--- Start Data supplied ---

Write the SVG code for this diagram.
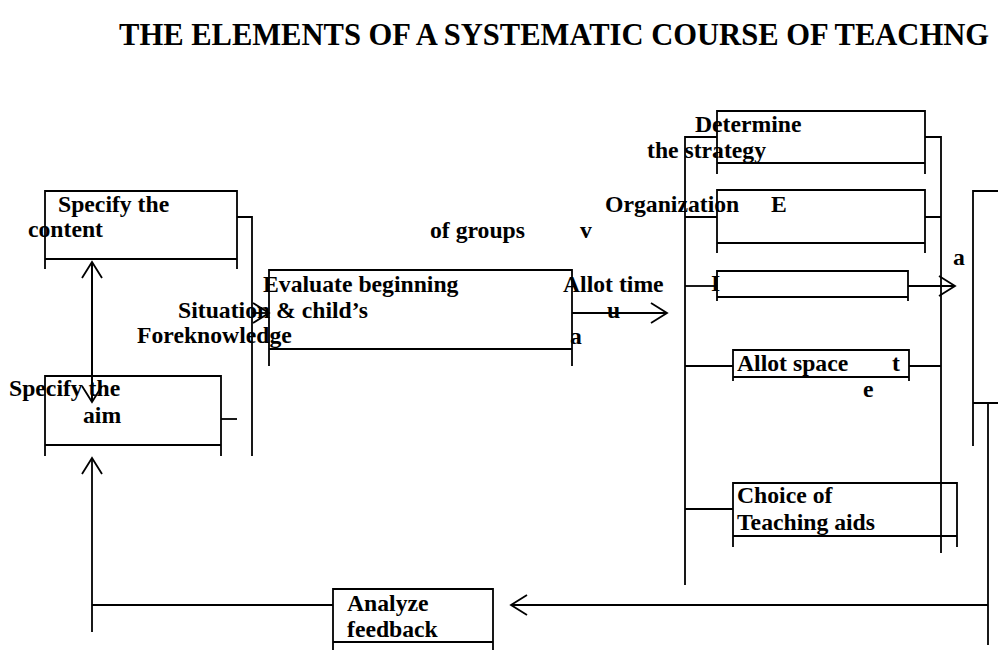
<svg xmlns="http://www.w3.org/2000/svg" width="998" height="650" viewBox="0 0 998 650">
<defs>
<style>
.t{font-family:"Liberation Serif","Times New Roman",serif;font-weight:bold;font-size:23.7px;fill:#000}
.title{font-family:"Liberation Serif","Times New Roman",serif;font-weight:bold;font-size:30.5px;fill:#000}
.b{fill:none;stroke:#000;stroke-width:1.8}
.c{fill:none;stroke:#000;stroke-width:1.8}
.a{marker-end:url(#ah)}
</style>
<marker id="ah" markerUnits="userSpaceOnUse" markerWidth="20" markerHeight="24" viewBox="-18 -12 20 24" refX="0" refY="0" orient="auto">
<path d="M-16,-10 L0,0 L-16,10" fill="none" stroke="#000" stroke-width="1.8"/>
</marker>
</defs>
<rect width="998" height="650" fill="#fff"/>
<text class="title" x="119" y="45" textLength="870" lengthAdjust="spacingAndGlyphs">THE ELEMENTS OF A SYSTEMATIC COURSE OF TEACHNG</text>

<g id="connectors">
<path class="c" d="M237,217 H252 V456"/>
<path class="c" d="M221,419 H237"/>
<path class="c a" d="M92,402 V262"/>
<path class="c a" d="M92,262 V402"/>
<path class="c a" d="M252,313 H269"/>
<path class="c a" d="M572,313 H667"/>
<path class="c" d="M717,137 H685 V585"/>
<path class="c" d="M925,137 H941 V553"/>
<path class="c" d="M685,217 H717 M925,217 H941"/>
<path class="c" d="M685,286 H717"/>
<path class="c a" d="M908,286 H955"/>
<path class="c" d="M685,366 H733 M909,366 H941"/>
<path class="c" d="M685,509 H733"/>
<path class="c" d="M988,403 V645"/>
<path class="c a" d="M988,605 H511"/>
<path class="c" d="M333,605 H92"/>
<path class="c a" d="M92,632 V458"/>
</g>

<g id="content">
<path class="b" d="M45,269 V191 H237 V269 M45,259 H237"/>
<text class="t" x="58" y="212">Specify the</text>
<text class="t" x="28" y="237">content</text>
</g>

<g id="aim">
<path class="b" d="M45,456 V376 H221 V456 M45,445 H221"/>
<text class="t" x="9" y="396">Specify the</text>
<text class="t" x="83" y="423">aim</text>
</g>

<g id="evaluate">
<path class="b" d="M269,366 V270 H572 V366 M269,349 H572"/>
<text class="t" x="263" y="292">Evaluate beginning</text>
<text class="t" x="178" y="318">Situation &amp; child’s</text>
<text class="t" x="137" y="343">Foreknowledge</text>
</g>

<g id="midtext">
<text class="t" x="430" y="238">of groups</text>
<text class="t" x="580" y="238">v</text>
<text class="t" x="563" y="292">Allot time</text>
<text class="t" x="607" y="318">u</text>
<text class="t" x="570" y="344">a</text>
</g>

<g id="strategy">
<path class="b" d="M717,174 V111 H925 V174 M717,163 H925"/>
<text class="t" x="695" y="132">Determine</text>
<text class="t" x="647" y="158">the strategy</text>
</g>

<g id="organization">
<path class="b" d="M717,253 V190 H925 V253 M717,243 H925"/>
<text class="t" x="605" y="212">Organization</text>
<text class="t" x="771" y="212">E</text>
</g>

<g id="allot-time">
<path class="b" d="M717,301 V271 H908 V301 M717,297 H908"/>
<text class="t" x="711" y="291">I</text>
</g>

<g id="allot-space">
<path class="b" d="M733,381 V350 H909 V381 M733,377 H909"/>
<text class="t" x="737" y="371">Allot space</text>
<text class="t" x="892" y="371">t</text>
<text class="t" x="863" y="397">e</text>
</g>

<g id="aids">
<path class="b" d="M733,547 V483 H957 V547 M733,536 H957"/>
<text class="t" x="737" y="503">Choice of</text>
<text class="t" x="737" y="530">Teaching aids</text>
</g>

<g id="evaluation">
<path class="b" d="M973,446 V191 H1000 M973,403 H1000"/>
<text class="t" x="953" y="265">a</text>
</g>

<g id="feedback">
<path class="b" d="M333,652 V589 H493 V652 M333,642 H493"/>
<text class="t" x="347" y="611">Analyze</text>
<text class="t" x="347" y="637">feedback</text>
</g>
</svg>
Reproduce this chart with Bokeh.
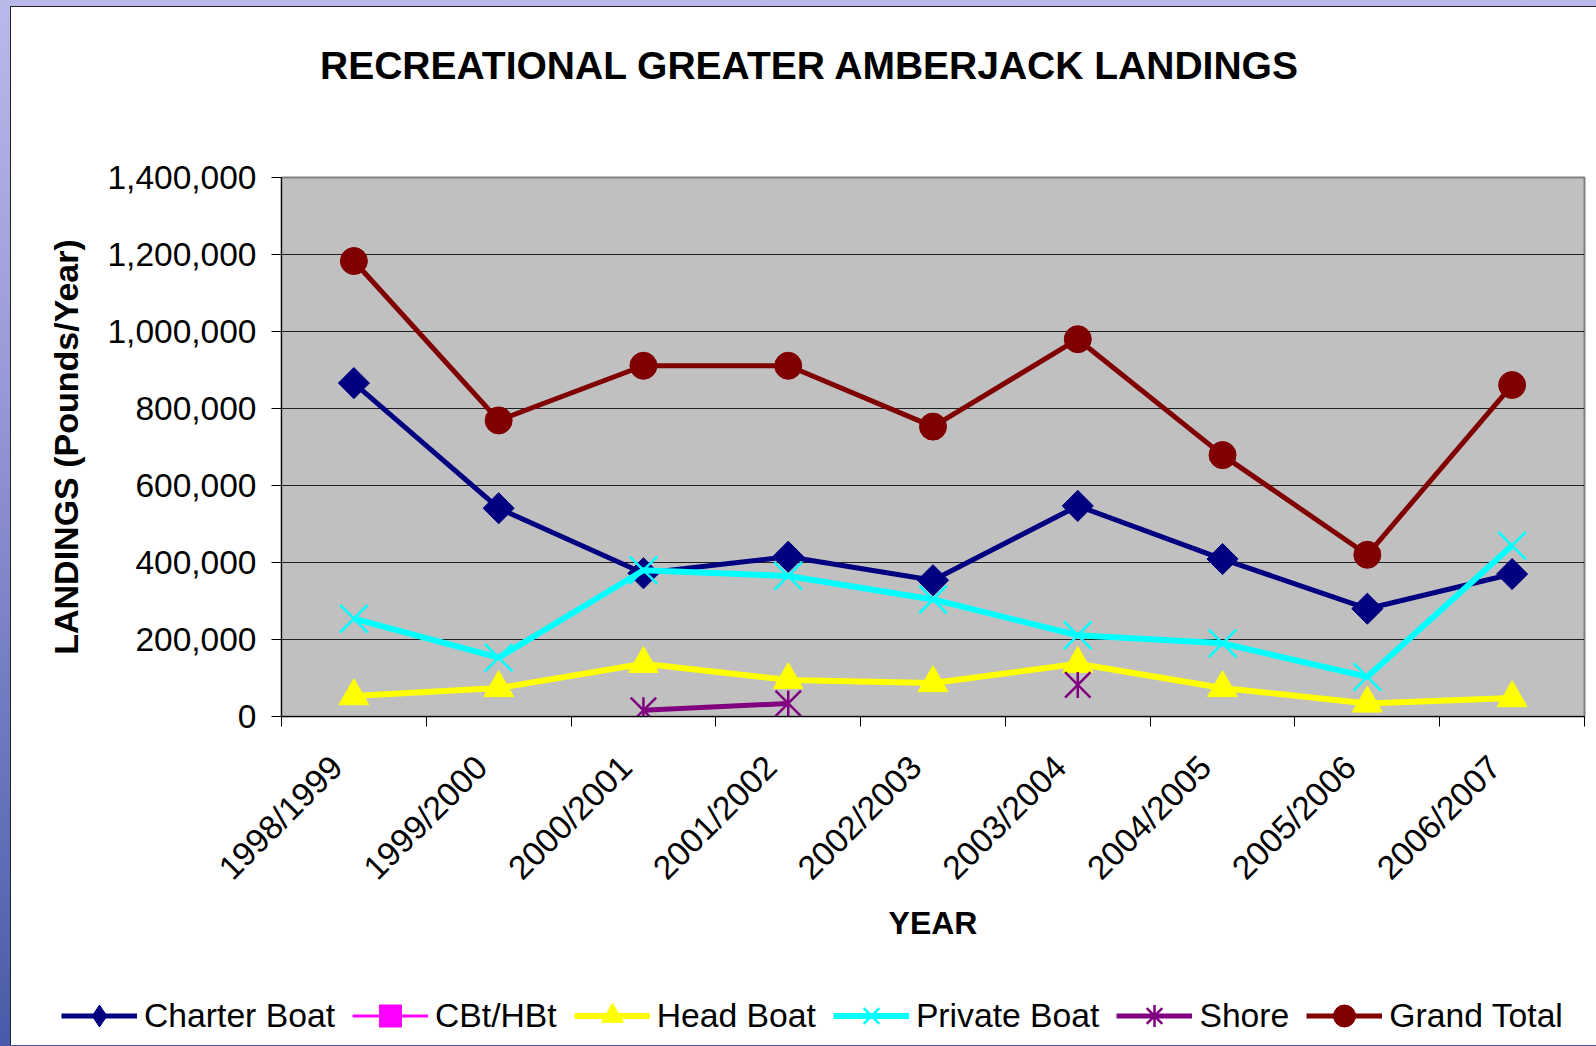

--- End Data supplied ---

● **What you should do**
Copy out the records above in full, exactly as written, but not the pictures.

● **The answer**
Write the SVG code for this diagram.
<svg xmlns="http://www.w3.org/2000/svg" width="998" height="650" viewBox="0 0 998 650">
<defs>
<style>
.t{font-family:"Liberation Serif","Times New Roman",serif;font-weight:bold;font-size:23.7px;fill:#000}
.title{font-family:"Liberation Serif","Times New Roman",serif;font-weight:bold;font-size:30.5px;fill:#000}
.b{fill:none;stroke:#000;stroke-width:1.8}
.c{fill:none;stroke:#000;stroke-width:1.8}
.a{marker-end:url(#ah)}
</style>
<marker id="ah" markerUnits="userSpaceOnUse" markerWidth="20" markerHeight="24" viewBox="-18 -12 20 24" refX="0" refY="0" orient="auto">
<path d="M-16,-10 L0,0 L-16,10" fill="none" stroke="#000" stroke-width="1.8"/>
</marker>
</defs>
<rect width="998" height="650" fill="#fff"/>
<text class="title" x="119" y="45" textLength="870" lengthAdjust="spacingAndGlyphs">THE ELEMENTS OF A SYSTEMATIC COURSE OF TEACHNG</text>

<g id="connectors">
<path class="c" d="M237,217 H252 V456"/>
<path class="c" d="M221,419 H237"/>
<path class="c a" d="M92,402 V262"/>
<path class="c a" d="M92,262 V402"/>
<path class="c a" d="M252,313 H269"/>
<path class="c a" d="M572,313 H667"/>
<path class="c" d="M717,137 H685 V585"/>
<path class="c" d="M925,137 H941 V553"/>
<path class="c" d="M685,217 H717 M925,217 H941"/>
<path class="c" d="M685,286 H717"/>
<path class="c a" d="M908,286 H955"/>
<path class="c" d="M685,366 H733 M909,366 H941"/>
<path class="c" d="M685,509 H733"/>
<path class="c" d="M988,403 V645"/>
<path class="c a" d="M988,605 H511"/>
<path class="c" d="M333,605 H92"/>
<path class="c a" d="M92,632 V458"/>
</g>

<g id="content">
<path class="b" d="M45,269 V191 H237 V269 M45,259 H237"/>
<text class="t" x="58" y="212">Specify the</text>
<text class="t" x="28" y="237">content</text>
</g>

<g id="aim">
<path class="b" d="M45,456 V376 H221 V456 M45,445 H221"/>
<text class="t" x="9" y="396">Specify the</text>
<text class="t" x="83" y="423">aim</text>
</g>

<g id="evaluate">
<path class="b" d="M269,366 V270 H572 V366 M269,349 H572"/>
<text class="t" x="263" y="292">Evaluate beginning</text>
<text class="t" x="178" y="318">Situation &amp; child’s</text>
<text class="t" x="137" y="343">Foreknowledge</text>
</g>

<g id="midtext">
<text class="t" x="430" y="238">of groups</text>
<text class="t" x="580" y="238">v</text>
<text class="t" x="563" y="292">Allot time</text>
<text class="t" x="607" y="318">u</text>
<text class="t" x="570" y="344">a</text>
</g>

<g id="strategy">
<path class="b" d="M717,174 V111 H925 V174 M717,163 H925"/>
<text class="t" x="695" y="132">Determine</text>
<text class="t" x="647" y="158">the strategy</text>
</g>

<g id="organization">
<path class="b" d="M717,253 V190 H925 V253 M717,243 H925"/>
<text class="t" x="605" y="212">Organization</text>
<text class="t" x="771" y="212">E</text>
</g>

<g id="allot-time">
<path class="b" d="M717,301 V271 H908 V301 M717,297 H908"/>
<text class="t" x="711" y="291">I</text>
</g>

<g id="allot-space">
<path class="b" d="M733,381 V350 H909 V381 M733,377 H909"/>
<text class="t" x="737" y="371">Allot space</text>
<text class="t" x="892" y="371">t</text>
<text class="t" x="863" y="397">e</text>
</g>

<g id="aids">
<path class="b" d="M733,547 V483 H957 V547 M733,536 H957"/>
<text class="t" x="737" y="503">Choice of</text>
<text class="t" x="737" y="530">Teaching aids</text>
</g>

<g id="evaluation">
<path class="b" d="M973,446 V191 H1000 M973,403 H1000"/>
<text class="t" x="953" y="265">a</text>
</g>

<g id="feedback">
<path class="b" d="M333,652 V589 H493 V652 M333,642 H493"/>
<text class="t" x="347" y="611">Analyze</text>
<text class="t" x="347" y="637">feedback</text>
</g>
</svg>
Reproduce this chart with Bokeh.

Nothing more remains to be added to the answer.